EXERCISE AIM: Go through the data and copy every line exactly, but not the images.

DATA:
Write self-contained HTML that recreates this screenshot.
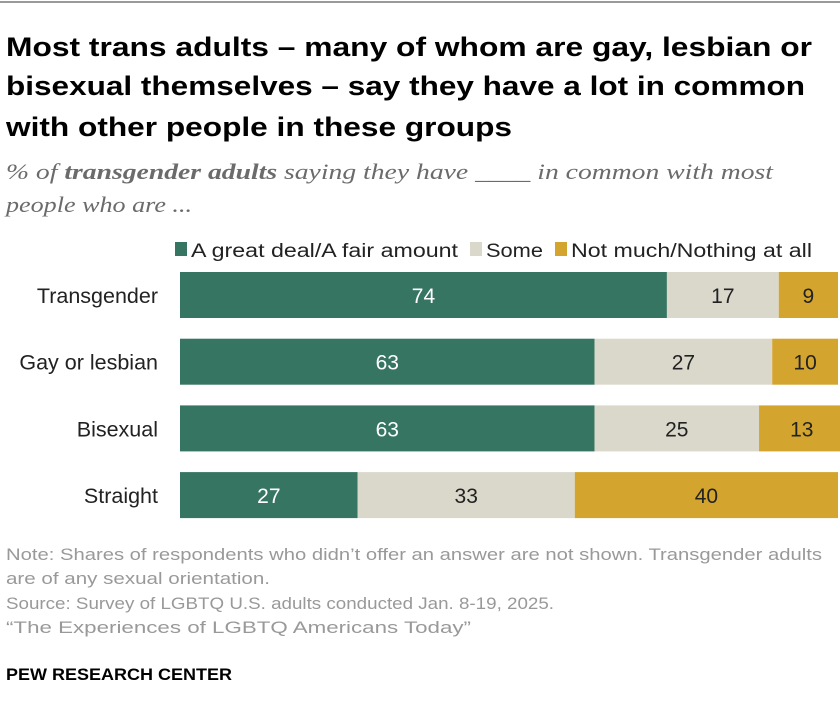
<!DOCTYPE html>
<html><head><meta charset="utf-8"><style>
html,body{margin:0;padding:0;background:#fff;}
svg{display:block;font-family:"Liberation Sans",sans-serif;}
</style></head><body>
<svg id="chart" width="840" height="724" viewBox="0 0 840 724">
<rect x="0" y="1" width="840" height="2" fill="#9a9a9a"/>
<g font-weight="bold" font-size="27" fill="#000">
<text x="6" y="56" textLength="806" lengthAdjust="spacingAndGlyphs">Most trans adults – many of whom are gay, lesbian or</text>
<text x="6" y="95" textLength="799" lengthAdjust="spacingAndGlyphs">bisexual themselves – say they have a lot in common</text>
<text x="6" y="136" textLength="506" lengthAdjust="spacingAndGlyphs">with other people in these groups</text>
</g>
<g font-family="Liberation Serif,serif" font-style="italic" font-size="22" fill="#6b6b6b">
<text x="6" y="179" textLength="767" lengthAdjust="spacingAndGlyphs">% of <tspan font-weight="bold">transgender adults</tspan> saying they have ____ in common with most</text>
<text x="6" y="212" textLength="186" lengthAdjust="spacingAndGlyphs">people who are ...</text>
</g>
<g font-size="19" fill="#222">
<rect x="175" y="242" width="12" height="14" fill="#377563"/>
<text x="191" y="257" textLength="267" lengthAdjust="spacingAndGlyphs">A great deal/A fair amount</text>
<rect x="470" y="242" width="12" height="14" fill="#dad7cb"/>
<text x="486" y="257" textLength="57" lengthAdjust="spacingAndGlyphs">Some</text>
<rect x="555" y="242" width="12" height="14" fill="#d3a52e"/>
<text x="571" y="257" textLength="241" lengthAdjust="spacingAndGlyphs">Not much/Nothing at all</text>
</g>
<g id="bars"></g>
<g font-size="16.5" fill="#999">
<text x="6" y="560" textLength="816" lengthAdjust="spacingAndGlyphs">Note: Shares of respondents who didn’t offer an answer are not shown. Transgender adults</text>
<text x="6" y="584" textLength="264" lengthAdjust="spacingAndGlyphs">are of any sexual orientation.</text>
<text x="6" y="609" textLength="548" lengthAdjust="spacingAndGlyphs">Source: Survey of LGBTQ U.S. adults conducted Jan. 8-19, 2025.</text>
<text x="6" y="633" textLength="465" lengthAdjust="spacingAndGlyphs">“The Experiences of LGBTQ Americans Today”</text>
</g>
<text x="6" y="680" font-size="17" font-weight="bold" fill="#000" textLength="226" lengthAdjust="spacingAndGlyphs">PEW RESEARCH CENTER</text>
</svg>
<script>
const categories = ["Transgender","Gay or lesbian","Bisexual","Straight"];
const greatDeal = [74,63,63,27];
const some = [17,27,25,33];
const notMuch = [9,10,13,40];
const seriesColors = ["#377563","#dad7cb","#d3a52e"];
const textColors = ["#fff","#222","#222"];
const seriesNames = ["great-deal","some","not-much"];
const NS="http://www.w3.org/2000/svg";
const x0=180, pxPer=6.58, y0=272, rowStep=66.7, barH=46;
const xs=v=>x0+v*pxPer;
const ys=i=>y0+i*rowStep;
const g=document.getElementById('bars');
const series=[greatDeal,some,notMuch];
categories.forEach((c,i)=>{
  const lab=document.createElementNS(NS,'text');
  lab.setAttribute('x',158);lab.setAttribute('y',ys(i)+barH/2+8);
  lab.setAttribute('text-anchor','end');lab.setAttribute('font-size','21.5');lab.setAttribute('fill','#222');
  lab.textContent=c;
  
  
  g.appendChild(lab);
  let cum=0;
  series.forEach((s,k)=>{
    const v=s[i];
    const r=document.createElementNS(NS,'rect');
    r.setAttribute('x',xs(cum));r.setAttribute('y',ys(i));
    r.setAttribute('width',xs(cum+v)-xs(cum));r.setAttribute('height',barH);
    r.setAttribute('fill',seriesColors[k]);
    
    
    g.appendChild(r);
    const t=document.createElementNS(NS,'text');
    t.setAttribute('x',(xs(cum)+xs(cum+v))/2);t.setAttribute('y',ys(i)+barH/2+8);
    t.setAttribute('text-anchor','middle');t.setAttribute('font-size','21');t.setAttribute('fill',textColors[k]);
    t.textContent=v;
    
    
    g.appendChild(t);
    cum+=v;
  });
});
</script>
</body></html>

SOLUTION FOR THIS EXERCISE:
Write self-contained HTML that recreates this screenshot.
<!DOCTYPE html>
<html><head><meta charset="utf-8"><style>
html,body{margin:0;padding:0;background:#fff;}
svg{display:block;font-family:"Liberation Sans",sans-serif;}
</style></head><body>
<svg id="chart" width="840" height="724" viewBox="0 0 840 724">
<rect x="0" y="1" width="840" height="2" fill="#9a9a9a"/>
<g font-weight="bold" font-size="27" fill="#000">
<text x="6" y="56" textLength="806" lengthAdjust="spacingAndGlyphs">Most trans adults – many of whom are gay, lesbian or</text>
<text x="6" y="95" textLength="799" lengthAdjust="spacingAndGlyphs">bisexual themselves – say they have a lot in common</text>
<text x="6" y="136" textLength="506" lengthAdjust="spacingAndGlyphs">with other people in these groups</text>
</g>
<g font-family="Liberation Serif,serif" font-style="italic" font-size="22" fill="#6b6b6b">
<text x="6" y="179" textLength="767" lengthAdjust="spacingAndGlyphs">% of <tspan font-weight="bold">transgender adults</tspan> saying they have ____ in common with most</text>
<text x="6" y="212" textLength="186" lengthAdjust="spacingAndGlyphs">people who are ...</text>
</g>
<g font-size="19" fill="#222">
<rect x="175" y="242" width="12" height="14" fill="#377563"/>
<text x="191" y="257" textLength="267" lengthAdjust="spacingAndGlyphs">A great deal/A fair amount</text>
<rect x="470" y="242" width="12" height="14" fill="#dad7cb"/>
<text x="486" y="257" textLength="57" lengthAdjust="spacingAndGlyphs">Some</text>
<rect x="555" y="242" width="12" height="14" fill="#d3a52e"/>
<text x="571" y="257" textLength="241" lengthAdjust="spacingAndGlyphs">Not much/Nothing at all</text>
</g>
<g id="bars"></g>
<g font-size="16.5" fill="#999">
<text x="6" y="560" textLength="816" lengthAdjust="spacingAndGlyphs">Note: Shares of respondents who didn’t offer an answer are not shown. Transgender adults</text>
<text x="6" y="584" textLength="264" lengthAdjust="spacingAndGlyphs">are of any sexual orientation.</text>
<text x="6" y="609" textLength="548" lengthAdjust="spacingAndGlyphs">Source: Survey of LGBTQ U.S. adults conducted Jan. 8-19, 2025.</text>
<text x="6" y="633" textLength="465" lengthAdjust="spacingAndGlyphs">“The Experiences of LGBTQ Americans Today”</text>
</g>
<text x="6" y="680" font-size="17" font-weight="bold" fill="#000" textLength="226" lengthAdjust="spacingAndGlyphs">PEW RESEARCH CENTER</text>
</svg>
<script>
const categories = ["Transgender","Gay or lesbian","Bisexual","Straight"];
const greatDeal = [74,63,63,27];
const some = [17,27,25,33];
const notMuch = [9,10,13,40];
const seriesColors = ["#377563","#dad7cb","#d3a52e"];
const textColors = ["#fff","#222","#222"];
const seriesNames = ["great-deal","some","not-much"];
const NS="http://www.w3.org/2000/svg";
const x0=180, pxPer=6.58, y0=272, rowStep=66.7, barH=46;
const xs=v=>x0+v*pxPer;
const ys=i=>y0+i*rowStep;
const g=document.getElementById('bars');
const series=[greatDeal,some,notMuch];
categories.forEach((c,i)=>{
  const lab=document.createElementNS(NS,'text');
  lab.setAttribute('x',158);lab.setAttribute('y',ys(i)+barH/2+8);
  lab.setAttribute('text-anchor','end');lab.setAttribute('font-size','21.5');lab.setAttribute('fill','#222');
  lab.textContent=c;
  
  
  g.appendChild(lab);
  let cum=0;
  series.forEach((s,k)=>{
    const v=s[i];
    const r=document.createElementNS(NS,'rect');
    r.setAttribute('x',xs(cum));r.setAttribute('y',ys(i));
    r.setAttribute('width',xs(cum+v)-xs(cum));r.setAttribute('height',barH);
    r.setAttribute('fill',seriesColors[k]);
    
    
    g.appendChild(r);
    const t=document.createElementNS(NS,'text');
    t.setAttribute('x',(xs(cum)+xs(cum+v))/2);t.setAttribute('y',ys(i)+barH/2+8);
    t.setAttribute('text-anchor','middle');t.setAttribute('font-size','21');t.setAttribute('fill',textColors[k]);
    t.textContent=v;
    
    
    g.appendChild(t);
    cum+=v;
  });
});
</script>
</body></html>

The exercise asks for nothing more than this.